The Center for Advanced Electronics through Machine Learning (CAEML), which has been funded as a Phase I IUCRC by the National Science Foundation since 2017, has just received funding from NSF to proceed with a second five-year phase. Phase II research will officially kick off on August 1, 2022.
CAEML is a partnership among North Carolina State University, the University of Illinois Urbana-Champaign and the Georgia Institute of Technology. In addition to director Rosenbaum, who is the Melvin and Anne Louise Hassebrock Professor in Electrical and Computer Engineering at UIUC, the leadership team consists of Paul Franzon, who is the Cirrus Logic Distinguished Professor of Electrical and Computer Engineering at NC State, and Madhavan Swaminathan, who is the John Pippin Chair in Microsystems Packaging & Electromagnetics and Director of the Packaging Research Center at Georgia Tech.
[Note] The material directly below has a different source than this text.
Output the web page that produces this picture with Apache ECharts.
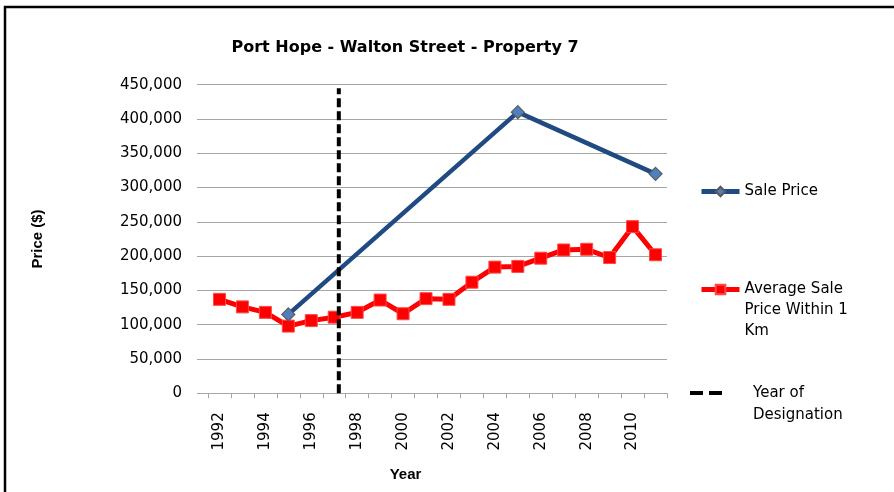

Frazon joined NC State ECE in 1989 as an assistant professor. Since then, he held the positions of associate professor, professor, and now Cirrus Logic Distinguished Professor. Frazon started as the Director of Graduate Programs of the Department of Electrical and Computer Engineering at NC State in May 2016. He received his Bachelor’s in Physics and Mathematics from the University of Adelaide, Australia in 1982. Later, he received his Master’s and Ph.D. in Electrical Engineering from University of Adelaide, Australia in 1984 and 1988, respectively.
CAEML’s research vision is to apply machine learning to the design of optimized microelectronic circuits and systems, thereby increasing the efficiency of electronic design automation (EDA) and resulting in reduced design cycle time and radically improved reliability.
In keeping with the nature of NSF’s IUCRC (Industry–University Cooperative Research Center) program, CAEML is centered around partnerships with industry members who contribute research funding and help guide the center’s research by identifying the greatest industry needs and serving as mentors for research projects. Administrative costs are covered by NSF, and industry participants get rights to IP and access to top-notch graduate students who perform industry-relevant research.
According to CAEML director Elyse Rosenbaum, “The university participants are gratified by the knowledge that their work will affect industry practice. Center participation is especially beneficial for the students and the junior faculty, who learn about real-world technical challenges and get to apply their creativity and knowledge to the solutions.”
Phase I accomplishments to date include publication of over 70 papers (some with industry co-authors), delivery of 20 webinars, and receipt of 11 awards or award nominations. Twelve students who participated in CAEML’s Phase I have already been hired into full-time positions by CAEML member companies. In addition, prior to graduation, many students have held summer internships at CAEML companies.
In Phase II, the CAEML team will focus its attention on five technical challenges identified by the center’s industry advisory board: analog circuit design in advanced semiconductor technologies; end-to-end channel models for signal integrity analysis; security of design IP, signals, and data; system models that provide actionable insight to sustain system reliability; and secure access to proprietary data for machine learning (ML), to facilitate research cooperation among companies and between companies and universities.
Rosenbaum says, “Leveraging research results from Phase I, the Phase II CAEML is expected to make significant advances in design optimization and efficiency by developing the capability to learn inverse surrogate models, e.g., an inverse neural network, that provide a mapping from the design specifications to suitable design realizations. The center will continue its work on interconnections of component-level ML models, recognizing that the accuracy of the end-to-end system model is of the utmost importance. CAEML will continue to demonstrate models that account for variability and uncertainty, which is a requirement to achieve a high manufacturing yield.”
The center’s Phase I industry members have diverse interests in microelectronic circuits and systems. The center will welcome both old and new members to Phase II.